Johan: «Du musst dir das so vorstellen: Du fährst mit einer Gruppe Velo und alle haben neue, gute Velos. Nur du hast ein altes, verrostetes. Egal, wie viel Mühe du dir gibst, du wirst immer hinten bleiben, auch wenn du dich dreimal so sehr anstrengst. So fühle ich mich oft, und so erkläre ich das den Lehrerinnen und Lehrern.»
Es ist für alle eine grosse Herausforderung. Man muss die Bedürfnisse von Johan immer im Auge behalten.
Carmen, Mutter
Carmen: «Nach einer intensiven Abklärungsphase bei einem ADHS-Spezialisten sind wir mit den Lehrpersonen zusammengesessen und haben abgemacht, was Johan benötigt, um gut zu lernen.»
Johan: «Dass ich zum Beispiel auch im Gruppenzimmer arbeiten darf, wenn ich einen ruhigen Ort brauche, um mich zu konzentrieren.»
Carmen: «Es fällt dir oft schwer, anzufangen, dann stellst du dir eine Uhr und musst innerhalb der ersten Minute anfangen – das klappt ganz gut.»
Johan: «Ja, oder ich sage mir: ‹Ich arbeite jetzt zehn Minuten und dann darf ich ein Gummibärli essen oder aufstehen und kurz etwas anderes machen.› Dann geht es auch besser.»
Carmen: «Es ist für alle eine grosse Herausforderung.
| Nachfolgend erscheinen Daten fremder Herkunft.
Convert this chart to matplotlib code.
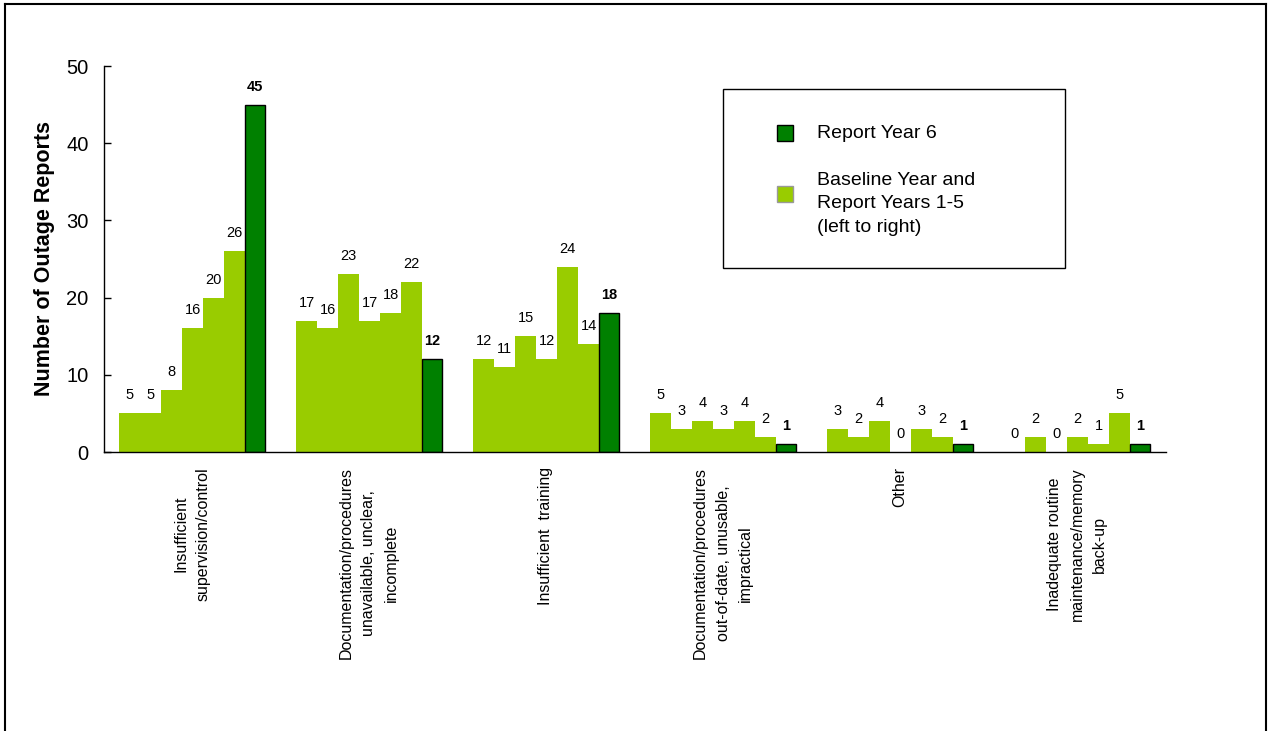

Man muss die Bedürfnisse von Johan immer im Auge behalten und die Alltagsstrukturen für ihn anpassen. Seit diesem Schuljahr zum Beispiel müssen die Schülerinnen und Schüler die Hausaufgaben selbst aufschreiben. Es war für Johan schwierig, den Überblick zu behalten. Was anfangs zu viel Frust zu Hause führte, weil er gar nicht wusste, was er erledigen muss. Neu haben wir nun mit der Lehrperson vereinbart, dass sie immer kurz mit Johan kontrolliert, was er zu tun hat.»
Johan: «Ja, und seither klappt es gut.»
Carmen: «Du hattest bisher auch immer grosses Glück mit deinen Lehrerinnen und Lehrern. Die Flötenlehrerin hat zum Beispiel festgestellt, dass es Johan Mühe macht, Stücke einzuüben und die Töne ab Blatt nachzuspielen. Deshalb lässt sie ihn nun selbst Stücke komponieren. Manchmal muss man nur ein wenig kreativ sein, damit es besser läuft.»